Il governo dice che l’autonomia regionale differenziata non penalizza la sanità del Sud. Beatrice Lorenzin, senatrice del Pd, ma è davvero così?
“Erano le stesse cose che venivano dette sui Livelli essenziali di assistenza (Lea) e sulla Sanità quand’è stata fatta la modifica del Titolo V. Si diceva che il Sud non sarebbe stato penalizzato perché ci sarebbe stata una corsia dove chi poteva fare di più avrebbe potuto farlo e chi poteva fare di meno sarebbe stato aiutato, ma le cose non sono andate così. Pensi che sui Lea tutt’ora non riusciamo a rispettare neanche la legge, a mia firma, che prevedeva un loro aggiornamento ogni due anni. Per non parlare della storia infinita del meccanismo perverso del commissariamento delle regioni che ha comportato un impoverimento in termini di investimenti e una mobilità sanitaria dal Sud al Nord che vale 4,25 miliardi di euro che va tutto a vantaggio di Emilia Romagna, Veneto e Lombardia. C’è un tema di diseguaglianze in materia di salute che è cresciuto e che questa legge accrescerà”.

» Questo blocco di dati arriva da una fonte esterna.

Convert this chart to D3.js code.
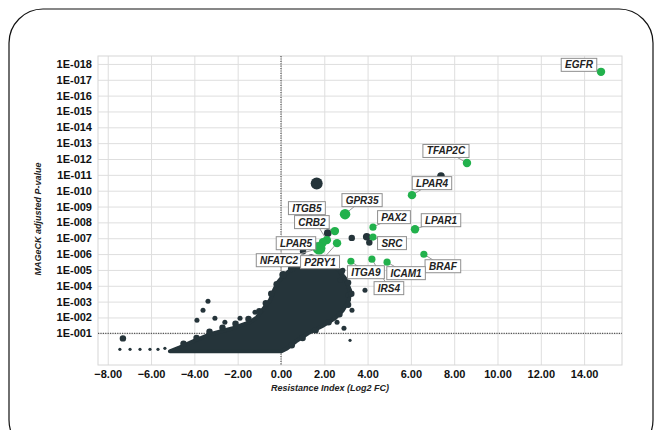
<!DOCTYPE html>
<html>
<head>
<meta charset="utf-8">
<script src="https://cdn.jsdelivr.net/npm/d3@7"></script>
<style>
  body { margin: 0; background: #fff; }
  svg { display: block; font-family: "Liberation Sans", Arial, sans-serif; }
</style>
</head>
<body>
<div id="chart"></div>
<script>
// Volcano-style plot: resistance index vs MAGeCK adjusted p-value
// y values are stored as -log10(p)

const xTicks = [-8, -6, -4, -2, 0, 2, 4, 6, 8, 10, 12, 14];
const yTicks = [1, 2, 3, 4, 5, 6, 7, 8, 9, 10, 11, 12, 13, 14, 15, 16, 17, 18];
const yTickLabels = ['1E-001', '1E-002', '1E-003', '1E-004', '1E-005', '1E-006', '1E-007', '1E-008', '1E-009',
    '1E-010', '1E-011', '1E-012', '1E-013', '1E-014', '1E-015', '1E-016', '1E-017', '1E-018'];

// outline of the dense mass of genes [log2FC, -log10 p]
const cloudOutline = [
    [-5.13, -0.14], [-4.67, 0.12], [-4.06, 0.49], [-3.28, 0.94], [-2.22, 1.32], [-1.43, 1.70],
    [-1.11, 2.01], [-0.79, 2.58], [-0.51, 3.09], [-0.32, 3.72], [-0.14, 4.22], [0.09, 4.60],
    [0.42, 4.98], [0.74, 5.36], [1.11, 5.61], [1.66, 5.68], [2.12, 5.49], [2.59, 5.11],
    [2.96, 4.48], [3.19, 3.72], [3.14, 3.09], [2.86, 2.45], [2.49, 1.95], [1.89, 1.44],
    [1.25, 1.00], [0.69, 0.49], [0.28, 0.05], [0.00, -0.14]
];

// genes sitting on the rim of the mass
const rimFC = [-4.5, -3.9, -3.3, -2.7, -2.1, -1.5, -1.0, -0.7, -0.45, -0.2, 0.1, 0.5, 0.9, 1.4,
    1.9, 2.4, 2.8, 3.1, 3.25, 3.1, 2.7, 2.2, 1.6, 1.0, 0.5];
const rimNegLogP = [0.35, 0.7, 1.1, 1.35, 1.6, 1.9, 2.4, 2.9, 3.5, 4.1, 4.7, 5.1, 5.5, 5.75,
    5.7, 5.35, 4.9, 4.2, 3.5, 2.8, 2.2, 1.7, 1.2, 0.7, 0.25];
const rimWeight = [3, 3, 3, 3, 3, 3, 3, 3, 3, 3, 4, 4, 4, 4, 4, 4, 3, 3, 3, 3, 3, 3, 3, 3, 3];

// scattered (non-highlighted) genes
const darkFC = [-7.30, -7.44, -6.97, -6.51, -6.05, -5.68, -5.36, -3.37, -3.60, -3.88, -3.05, -2.59,
    -1.89, -1.20, 3.09, 3.28, 2.59, 2.91, 3.19, 3.88, 1.02, 1.65, 2.16, 3.27, 3.96, 4.08, 7.39,
    0.05, 0.42, 2.73, 2.86];
const darkNegLogP = [0.68, -0.01, -0.01, -0.01, -0.01, -0.01, 0.05, 3.02, 2.45, 1.82, 1.95, 1.70,
    1.95, 2.33, 3.40, 2.45, 1.70, 1.32, 0.56, 3.72, 6.18, 10.46, 7.32, 7.02, 7.09, 6.73, 10.92,
    5.49, 5.74, 4.35, 4.98];
const darkWeight = [3, 1, 1, 1, 1, 1, 1, 2, 2, 2, 2, 2,
    2, 2, 2, 2, 2, 2, 1, 2, 3, 9, 4, 3, 4, 3, 4,
    2, 2, 2, 2];

// highlighted genes
const geneNames = ['EGFR', 'TFAP2C', 'LPAR4', 'LPAR1', 'BRAF', 'PAX2', 'SRC', 'GPR35', 'CRB2',
    'ITGB5', 'LPAR5', 'NFATC2', 'P2RY1', 'ITGA9', 'IRS4', 'ICAM1'];
const geneFC = [14.78, 8.59, 6.05, 6.19, 6.60, 4.25, 4.25, 2.96, 2.49,
    2.12, 1.94, 1.76, 2.59, 3.23, 4.20, 4.90];
const geneNegLogP = [17.50, 11.75, 9.72, 7.57, 5.99, 7.70, 7.07, 8.52, 7.45,
    6.88, 6.75, 6.37, 6.69, 5.55, 5.68, 5.49];
const geneWeight = [3.5, 3.5, 3.5, 3.5, 2.5, 2.5, 2.5, 5.5, 3.5, 3.5, 3.5, 8, 3.5, 2.5, 2.5, 2.5];

// label box offsets from the point, in pixels
const labelOffset = {
    EGFR: [-22, -7], TFAP2C: [-21, -12], LPAR4: [20, -12], LPAR1: [26, -9], BRAF: [19, 12],
    PAX2: [21, -10], SRC: [19, 6], GPR35: [17, -14], CRB2: [-23, -9], ITGB5: [-20, -32],
    LPAR5: [-27, 1], NFATC2: [-40, 12], P2RY1: [-17, 19], ITGA9: [15, 11], IRS4: [17, 29],
    ICAM1: [19, 11]
};

const W = 654, H = 430;
const plot = { left: 98, right: 622, top: 56, bottom: 365 };

const svg = d3.select('#chart').append('svg')
    .attr('width', W)
    .attr('height', H);

svg.append('rect').attr('width', W).attr('height', H).attr('fill', '#fff');

// rounded frame (bottom is cut by the picture edge)
svg.append('rect')
    .attr('x', 9).attr('y', 9)
    .attr('width', 644).attr('height', 445)
    .attr('rx', 34).attr('ry', 34)
    .attr('fill', 'none')
    .attr('stroke', '#111')
    .attr('stroke-width', 1.2);

const x = d3.scaleLinear().domain([-8.45, 15.75]).range([plot.left, plot.right]);
const y = d3.scaleLinear().domain([-1, 18.5]).range([plot.bottom, plot.top]);
const r = d3.scaleSqrt().domain([1, 9]).range([1.6, 6]);

// grid + axes
const yAxis = svg.append('g')
    .attr('transform', `translate(${plot.left},0)`)
    .call(d3.axisLeft(y)
        .tickValues(yTicks)
        .tickFormat((d, i) => yTickLabels[i])
        .tickSize(-(plot.right - plot.left))
        .tickPadding(6));

const xAxis = svg.append('g')
    .attr('transform', `translate(0,${plot.bottom})`)
    .call(d3.axisBottom(x)
        .tickValues(xTicks)
        .tickFormat(d3.format('.2f'))
        .tickSize(-(plot.bottom - plot.top))
        .tickPadding(5));

[yAxis, xAxis].forEach(a => {
    a.select('.domain').remove();
    a.selectAll('.tick line').attr('stroke', '#dedede').attr('stroke-width', 1);
    a.selectAll('.tick text')
        .attr('fill', '#111')
        .attr('font-size', 11)
        .attr('font-weight', 'bold')
        .attr('font-family', '"Liberation Sans", Arial, sans-serif');
});

svg.append('rect')
    .attr('x', plot.left).attr('y', plot.top)
    .attr('width', plot.right - plot.left)
    .attr('height', plot.bottom - plot.top)
    .attr('fill', 'none')
    .attr('stroke', '#d6d6d6');

// threshold lines
svg.append('line')
    .attr('x1', plot.left).attr('x2', plot.right)
    .attr('y1', y(1)).attr('y2', y(1))
    .attr('stroke', '#555').attr('stroke-width', 1.2)
    .attr('stroke-dasharray', '1.2,1.2');

svg.append('line')
    .attr('x1', x(0)).attr('x2', x(0))
    .attr('y1', plot.top).attr('y2', plot.bottom)
    .attr('stroke', '#555').attr('stroke-width', 1.2)
    .attr('stroke-dasharray', '1.2,1.2');

const dark = '#25343a';
const green = '#22b14c';

// dense mass
svg.append('path')
    .datum(cloudOutline)
    .attr('d', d3.line().x(d => x(d[0])).y(d => y(d[1])).curve(d3.curveLinearClosed))
    .attr('fill', dark)
    .attr('stroke', dark)
    .attr('stroke-width', 4)
    .attr('stroke-linejoin', 'round');

const darkPts = darkFC.map((v, i) => ({ fc: v, k: darkNegLogP[i], w: darkWeight[i] }))
    .concat(rimFC.map((v, i) => ({ fc: v, k: rimNegLogP[i], w: rimWeight[i] })));
svg.append('g')
    .selectAll('circle')
    .data(darkPts)
    .join('circle')
    .attr('cx', d => x(d.fc))
    .attr('cy', d => y(d.k))
    .attr('r', d => r(d.w))
    .attr('fill', dark);

const genes = geneNames.map((n, i) => ({ name: n, fc: geneFC[i], k: geneNegLogP[i], w: geneWeight[i] }));

// leader lines
svg.append('g')
    .selectAll('line')
    .data(genes)
    .join('line')
    .attr('x1', d => x(d.fc))
    .attr('y1', d => y(d.k))
    .attr('x2', d => x(d.fc) + labelOffset[d.name][0])
    .attr('y2', d => y(d.k) + labelOffset[d.name][1])
    .attr('stroke', '#9a9a9a')
    .attr('stroke-width', 1);

svg.append('g')
    .selectAll('circle')
    .data(genes)
    .join('circle')
    .attr('cx', d => x(d.fc))
    .attr('cy', d => y(d.k))
    .attr('r', d => r(d.w) + 0.7)
    .attr('fill', green);

// label boxes
const lab = svg.append('g')
    .selectAll('g')
    .data(genes)
    .join('g')
    .attr('transform', d => `translate(${x(d.fc) + labelOffset[d.name][0]},${y(d.k) + labelOffset[d.name][1]})`);

lab.append('text')
    .text(d => d.name)
    .attr('text-anchor', 'middle')
    .attr('dy', '0.35em')
    .attr('font-size', 10)
    .attr('font-weight', 'bold')
    .attr('font-style', 'italic')
    .attr('fill', '#222');

lab.each(function () {
    const g = d3.select(this);
    const bb = g.select('text').node().getBBox();
    g.insert('rect', 'text')
        .attr('x', -bb.width / 2 - 3.5)
        .attr('y', -6.5)
        .attr('width', bb.width + 7)
        .attr('height', 13)
        .attr('fill', '#fff')
        .attr('stroke', '#8f8f8f')
        .attr('stroke-width', 1);
});

// axis titles
svg.append('text')
    .attr('x', 330)
    .attr('y', 391)
    .attr('text-anchor', 'middle')
    .attr('font-size', 9)
    .attr('font-weight', 'bold')
    .attr('font-style', 'italic')
    .attr('fill', '#222')
    .text('Resistance Index (Log2 FC)');

svg.append('text')
    .attr('transform', 'translate(41,219) rotate(-90)')
    .attr('text-anchor', 'middle')
    .attr('font-size', 9)
    .attr('font-weight', 'bold')
    .attr('font-style', 'italic')
    .attr('fill', '#222')
    .text('MAGeCK adjusted P-value');
</script>
</body>
</html>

Riducendo le risorse del fondo nazionale di perequazione, i sistemi sanitari più deboli cosa rischiano?
“Lo stiamo già vedendo cosa accadrà. In questa legge di bilancio il fondo di perequazione è passato da 4,6 miliardi di euro a 900 milioni. Detto questo l’autonomia differenziata è consentita dalla nostra Costituzione, quindi attuarla non è uno scandalo. Ad essere scandaloso è il modo in cui intendono realizzarla senza garantire i livelli essenziali delle prestazioni (Lep). La norma Calderoli è anacronistica perché pensata in un’altra epoca dove le sfide che l’Italia doveva affrontare erano diverse. Ora abbiamo un gap intollerabile tra nord, centro e sud e assistiamo a un preoccupante aumento della povertà. Dopo il Covid ci si aspettava una stagione di riforme istituzionali, economiche e sociali, che ci aiutassero a colmare questi divari soprattutto nei servizi sociali, nella scuola e nella salute. Invece il governo interviene con questa autonomia che non colmerà i gap ma che determinerà nei fatti una ‘secessione’ delle regioni ricche. Dati alla mano, nel 2021 il saldo positivo della mobilità dell’Emilia Romagna era di 442 milioni, quello della Lombardia di 271,1 milioni e quello del Veneto di 228,1 milioni. Al contrario Campania e Calabria, in primis, hanno registrato un pesante saldo negativo”.
Per il governo, l’autonomia costringerà le regioni a ridurre gli sprechi…
“Si tratta di un falso mito su cosa intendiamo oggi quando parliamo di sprechi dopo decenni di razionalizzazione della spesa. Abbiamo già visto con la modifica del Titolo V che le regioni hanno ridotto gli sprechi quando è intervenuto lo Stato imponendo nuovi modelli (vedi gli acquisti). Questa è una ‘norma-spacca Italia’ che non prevede investimenti e non tiene in considerazione le regioni in difficoltà”.
A più di venti anni dalla regionalizzazione della sanità pubblica il divario nei servizi regionali è abissale. Eppure nessuno chiede di gestire la spesa con una visione più solidale
“Quando si è passati ai costi standard, si voleva superare la spesa storica controbilanciando eventuali diseguaglianze con un fondo di perequazione – oggi superato – che doveva redistribuire le risorse. Qui il problema è che oggi le risorse sono gravemente insufficienti a prescindere”.
Il governo dice di aver investito in sanità più risorse di sempre. Le risulta?
“Hanno aumentato le risorse in termini assoluti, ma non in percentuale rispetto al Pil pur non avendo le restrizioni dei vincoli del 3% del Patto di Stabilità. Tanto per capirci siamo ampiamente sotto il 7% del Pil, che è la spesa mediana europea, e distanti anni luce dal 10% di Francia, Spagna e Germania. Eppure abbiamo la popolazione più anziana dell’Ue e una domanda di salute che non riusciamo a garantire”.
Che ne pensa delle ultime vicende dell’Aifa?
“Quanto accaduto è un fatto molto grave. In altri tempi se un presidente appena nominato si fosse dimesso dicendo di essere in disaccordo con il ministro per la visione scientifica e di sistema dell’Agenzia, io credo che lo stesso ministro sarebbe venuto a riferire in Aula. Detto questo trovo sconcertante che non si sia subito provveduto a mettere a capo dell’Aifa una figura di alto valore scientifico. Spero che non ci voglia un altro anno per trovare un nome condiviso.”